Ukraine’s leader told the Munich Security Conference that the slowing of weapons supplies was having a direct impact on the frontline and was forcing Ukraine to cede territory.
“Keeping Ukraine in the artificial deficit of weapons, particularly in deficit of artillery and long-range capabilities, allows Putin to adapt to the current intensity of the war,” he said.
The retreat from Avdiivka hands the initiative in the conflict to Vladimir Putin, a month before rubber-stamp elections that will hand him another six years in office, and a day after the death of the leading Russian opposition politician Alexei Navalny.
Referring to the US Congress’s decision to call a two-week recess instead of voting on a $60bn military aid package, Zelenskiy warned that “dictators don’t go on vacation”.

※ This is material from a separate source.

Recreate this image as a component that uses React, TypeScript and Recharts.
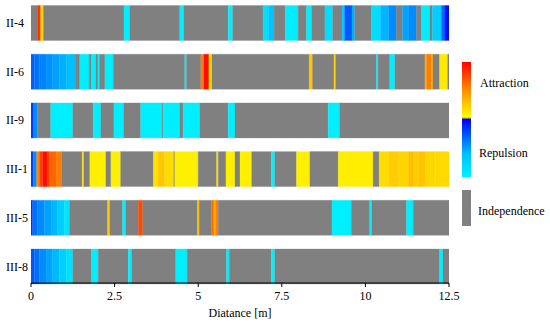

“Hatred knows no pause,” he said. “Enemy artillery is not silent due to procedural troubles. Warriors opposing the aggressor need sufficient strength.”
Ukraine’s military announced in the early hours of Saturday that it was withdrawing forces from Avdiivka, a decision that has been regarded as inevitable for some time as Russian forces cut off the industrial city on three sides. “I decided to withdraw our units from the town and move to defence from more favourable lines in order to avoid encirclement and preserve the lives and health of servicemen,” said the newly appointed army chief Oleksandr Syrskyi in a statement.